Big screen ads in reel bad taste

2/22/2003

``Do you want junk?” my husband asks.

We're in the lobby of one of Toledo's movie palace monopolies, and he's using our movie-going code for ``ridiculously overpriced stale popcorn and soda.”

We find it saves time to simply lump everything at the concession stand under the single moniker of ``junk.” The reason we're so interested in time efficiency is that we tend to be, shall we say, punctuality-challenged when it comes to movie starting times.

I don't know why, but for some reason we always seem to be racing to reach the theater on time. And even if we miraculously leave home with ample time to spare, something usually trips us up.

You'd think by now we would have learned that, no matter what time the movie is listed to begin, there's always a grace period provided by the previews for other movies - and, lately, also the grace period provided by all the advertising.

Oh, sure. We could avoid all this rushing around by simply waiting until the video release, but that's not the same, and you know it. I ask you: What is better than settling back in the dark and being transported, if only for an hour or two, by larger-than-life sight and sound?

No, I love going to the movies - and, just for that reason, I now love Miriam Fisch and Greg Scott.

Ms. Fisch is a Chicago-area high school teacher. Mr. Scott is a sociology professor at Chicago's DePaul University.

Each took action this week against a sorry trend, a practice I've been hearing and reading about more and more. It all began as a kind of subterranean rumbling, but this week the Chicagoans shook things up to earthquake status - which is to say, in this country, a lawsuit.

Two of them, even.

Ms. Fisch and Mr. Scott each filed a class-action lawsuit this week against two movie theaters, aiming to end the absurdity that has movie-goers paying to watch commercials.

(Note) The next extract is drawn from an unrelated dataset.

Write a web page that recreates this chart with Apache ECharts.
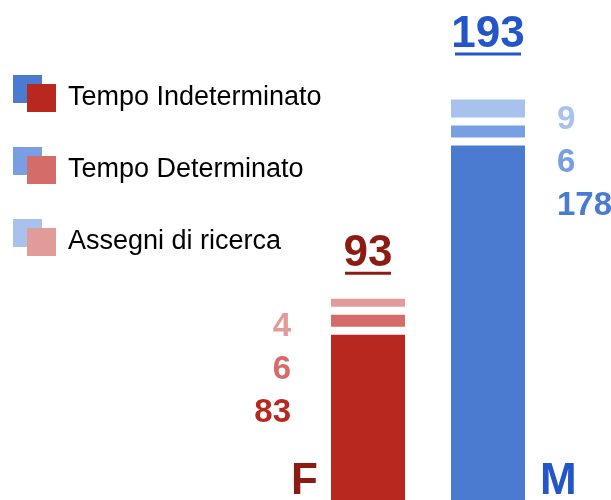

Ms. Fisch was quoted complaining about her experience going to see The Quiet American (interrogatory aside: Is that movie ever going to play here?), but not before she sat through four ads.

``It's frustrating when you go to the movies and you expect the movie to begin on time, `` she said. ``It's like a breach of contract.”

But more important than the inconvenience of delayed start times, I think, is to what Mr. Scott's lawyer pointed: ``People are actually paying good money to watch commercials.”

Question: Is there any public environment left untattered by commercialism?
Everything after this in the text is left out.